Beauty often blooms its brightest out of adversity, and there are few stories where that is more true than the story of Nina Insana, a beauty school owner from Mt. Lebanon, Pennsylvania who passed away last week.
Mrs. Insana was born in 1928 in the Italian province of Sicily. At the time, Italy was still recovering from its role in the first World War, and fell under the sway of the fascist dictator and member of the Axis powers in World War II Benito Mussolini. Some of Insana’s earliest memories were of pledging allegiance to a portrait of one of history’s greatest villains.
Mrs. Insana grew up used to blackouts, bombing runs, and food rations on a regular basis. She had little contact with the outside world under Mussolini’s strict rule.

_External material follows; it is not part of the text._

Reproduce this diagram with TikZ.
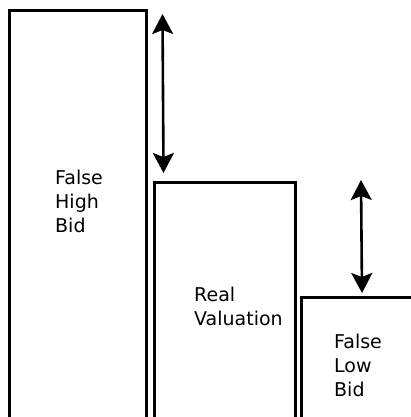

Even after he fell from power, the people of Italy still struggled to recover and rebuild their country.
Many people would find their spirits crushed by this experience, but not Nina Insana. In 1957, she met and married Franco Insana, a native of her Sicilian town who was living in Pittsburgh, Pennsylvania. She spoke little to no English and had never been to America, but still picked up her entire life and made her way to the U.S.
Mr. Insana, a barber and cobbler, started a beauty school that at its height would grow to have 4 different locations in Pennsylvania. However, he would not live to see that height passing away in 1974 in his 17th year of marriage to Mrs. Insana.
Nina Insana, who had previously kept the schools books, stepped up after the loss of her husband and led the school into its period of greatest success.
“She felt that was her duty as an immigrant to the United States even though eventually her relatives told her they really did not really need the money.” said her daughter Lina Insana.
For Mrs. Insana, the beauty school was an expression of the freedom and prosperity she experienced after leaving post war Italy. Student’s pursuing a career in beauty would do well to take Mrs. Insana’s passion for her work to heart.